As part of an ongoing effort to develop an angiography‐based model for hemodynamic assessment, we applied the integrated ML algorithm based on gradient boosting of a regression tree. Using clinical parameters and computed angiographic features derived from a single projection image, the ML model showed sensitivity of 84% and specificity of 80% to predict FFR ≤0.80 (AUC: 0.87). Moreover, the averaged accuracy was 81±1% (averaged AUC: 0.87±0.01) in the 2000 bootstrap replicates in the test set. The sensitivity was further improved to ≈88% by the exclusion of the lesions with a gray zone of FFR 0.75–0.80. By efficiently integrating both morphologic and physiologic information, this approach extends the role of angiography in decision making for the management of intermediate coronary stenosis. Furthermore, the data‐driven ML model would continue to learn from new data to make even better predictions.

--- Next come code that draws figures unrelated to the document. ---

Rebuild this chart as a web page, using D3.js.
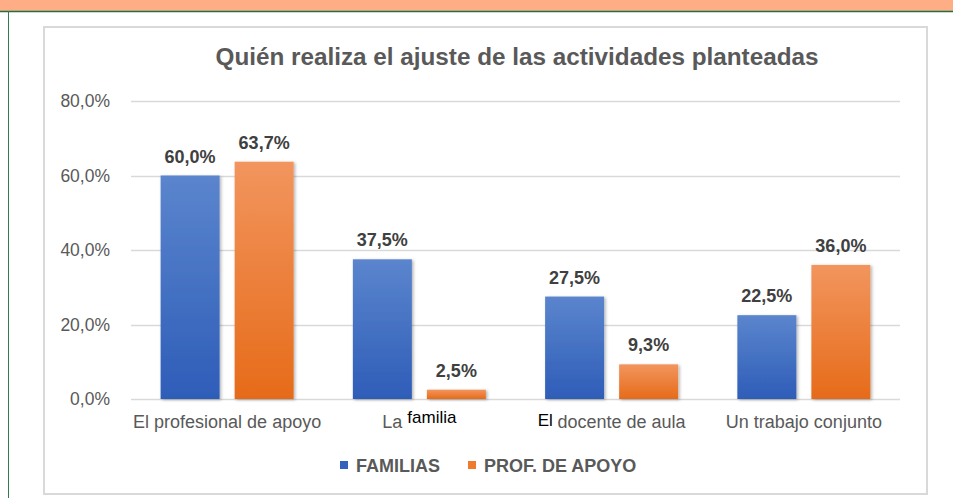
<!DOCTYPE html>
<html>
<head>
<meta charset="utf-8">
<script src="https://cdn.jsdelivr.net/npm/d3@7"></script>
<style>
  body { margin: 0; background: #fff; }
  svg text { font-family: "Liberation Sans", Arial, sans-serif; }
</style>
</head>
<body>
<div id="chart"></div>
<script>
// chart data
let categories = ['El profesional de apoyo', 'La familia', 'El docente de aula', 'Un trabajo conjunto'];
let series = ['FAMILIAS', 'PROF. DE APOYO'];
let familias = [0.600, 0.375, 0.275, 0.225];
let profApoyo = [0.637, 0.025, 0.093, 0.360];
let yTicks = [0, 0.2, 0.4, 0.6, 0.8];

let width = 953;
let height = 498;

let seriesValues = { 'FAMILIAS': familias, 'PROF. DE APOYO': profApoyo };
let rows = categories.map((c, i) => ({ cat: c, values: series.map(s => ({ key: s, value: seriesValues[s][i] })) }));

let fmt = v => d3.format('.1f')(v * 100).replace('.', ',') + '%';

let svg = d3.select('#chart').append('svg')
    .attr('width', width)
    .attr('height', height);

let defs = svg.append('defs');

// gradients for the bars
let gradColors = {
  'FAMILIAS': ['#5B85CD', '#2E5DB8'],
  'PROF. DE APOYO': ['#F2955E', '#E66B19']
};
series.forEach((s, i) => {
  let g = defs.append('linearGradient')
      .attr('id', 'grad' + i)
      .attr('x1', 0).attr('y1', 0).attr('x2', 0).attr('y2', 1);
  g.append('stop').attr('offset', '0%').attr('stop-color', gradColors[s][0]);
  g.append('stop').attr('offset', '100%').attr('stop-color', gradColors[s][1]);
});

let shadow = defs.append('filter').attr('id', 'shadow')
    .attr('x', '-20%').attr('y', '-20%').attr('width', '150%').attr('height', '150%');
shadow.append('feDropShadow')
    .attr('dx', 1.5).attr('dy', 1).attr('stdDeviation', 1.5)
    .attr('flood-color', '#000').attr('flood-opacity', 0.3);

// page decoration: banner and green frame
svg.append('rect').attr('x', 0).attr('y', 0).attr('width', width).attr('height', 11).attr('fill', '#FFAD85');
svg.append('line').attr('x1', 0).attr('x2', width).attr('y1', 11.5).attr('y2', 11.5)
    .attr('stroke', '#1E7145').attr('stroke-width', 1.5);
svg.append('line').attr('x1', 8.5).attr('x2', 8.5).attr('y1', 11).attr('y2', height)
    .attr('stroke', '#2E7D4F').attr('stroke-width', 1);

// chart box
svg.append('rect').attr('x', 44).attr('y', 27).attr('width', 883).attr('height', 467)
    .attr('fill', '#fff').attr('stroke', '#D9D9D9').attr('stroke-width', 2);

// title
svg.append('text')
    .attr('x', 517).attr('y', 65)
    .attr('text-anchor', 'middle')
    .attr('font-size', 23).attr('font-weight', 'bold')
    .attr('fill', '#595959')
    .attr('textLength', 603).attr('lengthAdjust', 'spacingAndGlyphs')
    .text('Quién realiza el ajuste de las actividades planteadas');

// scales
let x0 = d3.scaleBand().domain(categories).range([131, 900]).paddingInner(0).paddingOuter(0);
let x1 = d3.scaleBand().domain(series).range([0, x0.bandwidth()]).paddingInner(0.203).paddingOuter(0.4);
let y = d3.scaleLinear().domain([0, 0.8]).range([399, 101]);

// gridlines
svg.append('g').selectAll('line')
    .data(yTicks)
    .enter().append('line')
    .attr('x1', 131).attr('x2', 900)
    .attr('y1', d => Math.round(y(d)) + 0.5).attr('y2', d => Math.round(y(d)) + 0.5)
    .attr('stroke', '#D9D9D9').attr('stroke-width', 1.5);

// y axis labels
svg.append('g').selectAll('text')
    .data(yTicks)
    .enter().append('text')
    .attr('x', 110).attr('y', d => y(d) + 6)
    .attr('text-anchor', 'end')
    .attr('font-size', 17.5).attr('fill', '#595959')
    .text(d => fmt(d));

// bars
let groups = svg.append('g').selectAll('.group')
    .data(rows)
    .enter().append('g')
    .classed('group', true)
    .attr('transform', d => 'translate(' + x0(d.cat) + ',0)');

groups.selectAll('rect')
    .data(d => d.values)
    .enter().append('rect')
    .attr('x', d => x1(d.key))
    .attr('y', d => y(d.value))
    .attr('width', x1.bandwidth())
    .attr('height', d => y(0) - y(d.value))
    .attr('fill', d => 'url(#grad' + series.indexOf(d.key) + ')')
    .attr('filter', 'url(#shadow)');

groups.selectAll('.vlabel')
    .data(d => d.values)
    .enter().append('text')
    .classed('vlabel', true)
    .attr('x', d => x1(d.key) + x1.bandwidth() / 2)
    .attr('y', d => y(d.value) - 13)
    .attr('text-anchor', 'middle')
    .attr('font-size', 18).attr('font-weight', 'bold')
    .attr('fill', '#404040')
    .text(d => fmt(d.value));

// category labels (two of them mix black and gray words as in the source)
let catText = svg.append('g').selectAll('text')
    .data(categories)
    .enter().append('text')
    .attr('x', d => x0(d) + x0.bandwidth() / 2)
    .attr('y', 428)
    .attr('text-anchor', 'middle')
    .attr('font-size', 18).attr('fill', '#595959');

catText.each(function(d) {
  let t = d3.select(this);
  if (d === 'La familia') {
    t.append('tspan').text('La ');
    t.append('tspan').attr('fill', '#000').attr('dy', -5).attr('font-size', 17).text('familia');
  } else if (d === 'El docente de aula') {
    t.append('tspan').attr('fill', '#000').attr('dy', -2).attr('font-size', 17).text('El ');
    t.append('tspan').attr('dy', 2).text('docente de aula');
  } else {
    t.text(d);
  }
});

// legend
let legendColors = { 'FAMILIAS': '#3363BC', 'PROF. DE APOYO': '#EE7B2E' };
let legendX = [340, 468];
let legend = svg.append('g').selectAll('g')
    .data(series)
    .enter().append('g')
    .attr('transform', (d, i) => 'translate(' + legendX[i] + ',465)');
legend.append('rect')
    .attr('x', 0).attr('y', -4).attr('width', 8).attr('height', 8)
    .attr('fill', d => legendColors[d]);
legend.append('text')
    .attr('x', 16).attr('y', 6.5)
    .attr('font-size', 18).attr('font-weight', 'bold')
    .attr('fill', '#595959')
    .text(d => d);
</script>
</body>
</html>
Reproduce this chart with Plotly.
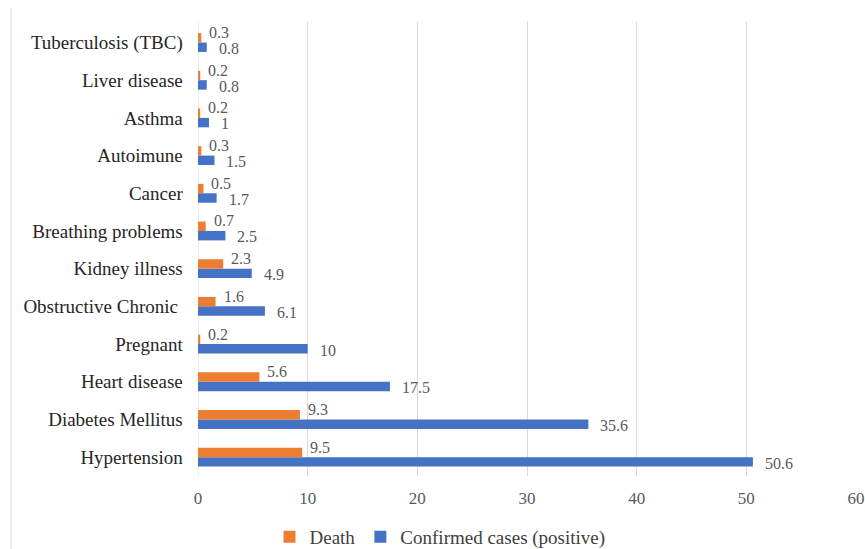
import plotly.graph_objects as go

# Comorbidities, listed from bottom to top of the chart
categories = [
    "Hypertension", "Diabetes Mellitus", "Heart disease", "Pregnant",
    "Obstructive Chronic ", "Kidney illness", "Breathing problems", "Cancer",
    "Autoimune", "Asthma", "Liver disease", "Tuberculosis (TBC)",
]
death = [9.5, 9.3, 5.6, 0.2, 1.6, 2.3, 0.7, 0.5, 0.3, 0.2, 0.2, 0.3]
confirmed = [50.6, 35.6, 17.5, 10, 6.1, 4.9, 2.5, 1.7, 1.5, 1, 0.8, 0.8]
x_ticks = [0, 10, 20, 30, 40, 50, 60]

FONT = "Liberation Serif"
ORANGE = "#ED7D31"
BLUE = "#4472C4"
LABEL_GRAY = "#595959"

W, H = 865, 549
M_L, M_R, M_T, M_B = 198, 9, 22, 73
plot_w = W - M_L - M_R
plot_h = H - M_T - M_B

fig = go.Figure()
fig.add_trace(go.Bar(
    y=categories, x=confirmed, orientation="h", name="Confirmed cases (positive)",
    marker=dict(color=BLUE, line=dict(width=0)),
))
fig.add_trace(go.Bar(
    y=categories, x=death, orientation="h", name="Death",
    marker=dict(color=ORANGE, line=dict(width=0)),
))

# value labels at the outer end of each bar
for cat, d, c in zip(categories, death, confirmed):
    fig.add_annotation(x=d, y=cat, xref="x", yref="y", text=f"{d:g}",
                       showarrow=False, xanchor="left", yanchor="middle",
                       xshift=6, yshift=10,
                       font=dict(family=FONT, size=16, color=LABEL_GRAY))
    fig.add_annotation(x=c, y=cat, xref="x", yref="y", text=f"{c:g}",
                       showarrow=False, xanchor="left", yanchor="middle",
                       xshift=10, yshift=-6,
                       font=dict(family=FONT, size=16, color=LABEL_GRAY))

# faint outer border on the left edge of the chart area
fig.add_shape(type="line", xref="paper", yref="paper",
              x0=(11 - M_L) / plot_w, x1=(11 - M_L) / plot_w,
              y0=-M_B / plot_h, y1=1 + (M_T - 8) / plot_h,
              line=dict(color="#d9d9d9", width=1))
fig.add_shape(type="line", xref="x", yref="paper", x0=0, x1=0, y0=0, y1=1,
              line=dict(color="#d9d9d9", width=1), layer="below")

fig.update_layout(
    width=W, height=H,
    margin=dict(l=M_L, r=M_R, t=M_T, b=M_B, autoexpand=False),
    paper_bgcolor="white", plot_bgcolor="white",
    barmode="group", bargap=0.5, bargroupgap=0,
    font=dict(family=FONT, size=16, color="#404040"),
    showlegend=True,
    legend=dict(
        orientation="h", traceorder="reversed",
        xref="container", yref="container",
        x=440 / W, xanchor="center",
        y=1 - 537 / H, yanchor="middle",
        font=dict(family=FONT, size=19, color="#404040"),
        itemwidth=30,
    ),
    xaxis=dict(
        range=[0, 60], tickvals=x_ticks, showgrid=True, gridcolor="#d9d9d9",
        gridwidth=1, zeroline=False, showline=False, ticks="",
        ticklabelstandoff=10,
        tickfont=dict(family=FONT, size=17, color=LABEL_GRAY),
    ),
    yaxis=dict(
        type="category", categoryorder="array", categoryarray=categories,
        showgrid=False, zeroline=False, showline=False, ticks="",
        ticksuffix="   ",
        tickfont=dict(family=FONT, size=19, color="#262626"),
    ),
)

fig.write_html("out.html")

Our current study findings have provided further clues as to how the clinical and angiographic features of a coronary stenosis affect the FFR value. The high‐ranking features were primarily involved with the size of subtended myocardial territories (proximal LAD segment, larger body surface area, and male sex) and stenosis severity (MLD, DS, and the length of luminal narrowing). The distal RLD positively correlated with the FFR, indicating that the RLD was more likely to reveal the presence of diffuse disease in the reference segment rather than to reflect the vessel size. Although the ranking of the features is specific to the fitted model, the approach suggests that the best performance of these features warrants consideration in future models.
Limitations
With the exclusion of significant left main disease, side branch, and diffuse and tandem lesions, the ML model cannot be generally applied. In addition, this binary classifier cannot provide a numerical hemodynamic index for incremental risk stratification. Using a single angiographic projection, the uncertainly about the eccentricity of luminal stenosis is another limitation. In addition, foreshortening of the coronary centerline because of vascular curvature might affect the length of the stenotic segment; this needs to be further validated by combining 3‐dimensional computed tomography angiography. Although our developed model was validated in the independent test samples and in the 2000 bootstrap replicates, the possibility of overfitting cannot be completely excluded. Thus, the performance and the clinical impact of this approach should be further proved by an external validation study with a large cohort. A prospective randomized study for evaluating clinical outcomes following ML‐ and FFR‐guided diagnostic strategies is also needed. Nonangiographic clinical risk factors such as diabetes mellitus, hyperlipidemia, and smoking were not included in the model. Finally, prespecified angiographic features were used for ML, but an image‐based deep learning strategy using large data sets is warranted for achieving optimal diagnostic performance.
Conclusion
The angiography‐based ML model shows good diagnostic performance for identifying ischemia‐producing lesions and may reduce future need for pressure wires and risk of procedural complications. This approach potentially promotes the utilization of physiologically guided decision making.
Sources of Funding
This study was supported by grants from the Korea Healthcare Technology R&D Project, Ministry for Health & Welfare Affairs, Republic of Korea (HI15C1790 and HI17C1080), the Ministry of Science and ICT (NRF‐2017R1A2B4005886), and the Asan Institute for Life Sciences, Asan Medical Center, Seoul, Korea (2017‐0745).
Disclosures
None.
Supporting information
(J Am Heart Assoc. 2019;8:e011685 DOI: 10.1161/JAHA.118.011685.)